At a closed-door leadership session at the Connected Africa Summit in Nairobi, something quietly changed in how African policymakers are thinking about the continent’s digital future.
For years, the conversation has been about harmonizing policy where governments have worked to align data protection laws, licensing regimes, and digital trade frameworks under initiatives like the African Continental Free Trade Area.
The idea has always been to make it easier for businesses and people to operate across borders.
In this session, however, the conversation moved a step further, focusing on pricing. If Africa is serious about becoming one digital market, can telecom companies continue to price services differently in every country?
The implication is that the next phase of Africa’s digital integration may come down to how much it costs to connect across borders.
The idea of a “one network for Africa” came up repeatedly during the discussions. On the surface, the idea sounds simple enough, where there is seamless connectivity across countries and no friction when people, goods, or data move from one market to another.
The reality on the ground, however, is far messier. A network cannot be truly seamless if the cost of using it spikes the moment you cross a border. Crossing a border should not mean paying a penalty for it.
That is where telecom operators come in. Telcos like Safaricom and Airtel operate across multiple African markets, yet their pricing structures remain largely localized and country-specific.
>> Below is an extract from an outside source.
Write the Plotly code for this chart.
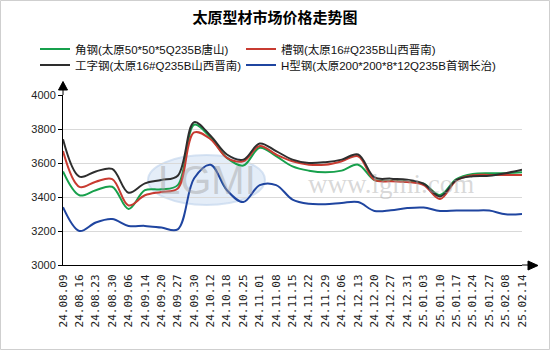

Roaming charges, data bundles, and voice tariffs are set based on national regulations, taxes, and commercial strategies. Now, there’s a growing discomfort with that model.
Ministers pointed to a familiar frustration, linking it to the disharmonized model that it is often cheaper to import devices from outside Africa than to move them across African borders. The same distortions apply to connectivity.
Data and voice services become more expensive simply because they cross into another jurisdiction. For a continent trying to build a single market, that contradiction is becoming harder to ignore.
Concerns about overtaxation kept surfacing, and so did the cost of spectrum, the radio frequencies that carry mobile signals. In some African countries, spectrum costs rival or exceed what more developed markets pay, and those costs do not stay with the telecoms. They get passed down to consumers, shaping how services are priced, roaming included.
From the private sector side, the message was equally clear, though framed differently. Operators acknowledged that they are key enablers of connectivity, but they also made it clear that current policy environments can slow down investment.
High taxes, expensive spectrum, and fragmented regulations make it harder to expand networks or bring prices down. The operators who raised these concerns were also hinting at something else: fix those underlying problems, and there is real room to rethink how services are priced and delivered across borders.
That is where the conversation gets interesting. In the European Union, roaming charges were once a serious barrier to cross-border communication, until regulators stepped in and pushed for a unified framework.
Today, users can travel across EU countries and use their mobile services as if they were at home.
Africa is not there yet, and the dynamics are widely different here. The markets are more diverse, the infrastructure gaps are wider, and the regulatory environments are less uniform. The discussions at the summit, however, suggest that the idea is no longer out of reach.
Instead of asking whether policies can be harmonized, policymakers are starting to ask whether the user experience itself can be standardized.
Can someone travel across different African cities and use their phone without worrying about extra charges or complicated bundles?
For consumers and businesses, it could mean lower costs and fewer barriers to operating across borders. For governments, it moves the vision of a truly integrated digital economy from paper to reality.
The picture for the telcos is a bit more complicated. Pricing is not just a number they pick randomly; it reflects the cost of running a network, the level of competition in a market, how much investment a country requires, and the broader dynamics that differ from one territory to the next.
Asking operators to move toward a unified pricing framework means asking them to give up some of that flexibility, and not every operator is eager to do that.
That is why the idea remains sensitive. No one in the room explicitly called for price controls or a mandated roaming framework, but the direction of travel was clear.
If Africa wants to function as a single digital market, then the current model of fragmented pricing may not hold.
There is also a practical dimension to consider that not all countries are starting from the same place. Some have relatively advanced digital infrastructure, while others are still working to expand basic connectivity. Any move toward harmonization would need to account for these differences.
For now, the idea remains a possibility, but it is one that is gaining traction, and if the discussions in Nairobi are anything to go by, Africa’s next big digital shift may not be about laying more cables or building more data centers.
It may be about making sure that when those networks are in place, they work as one.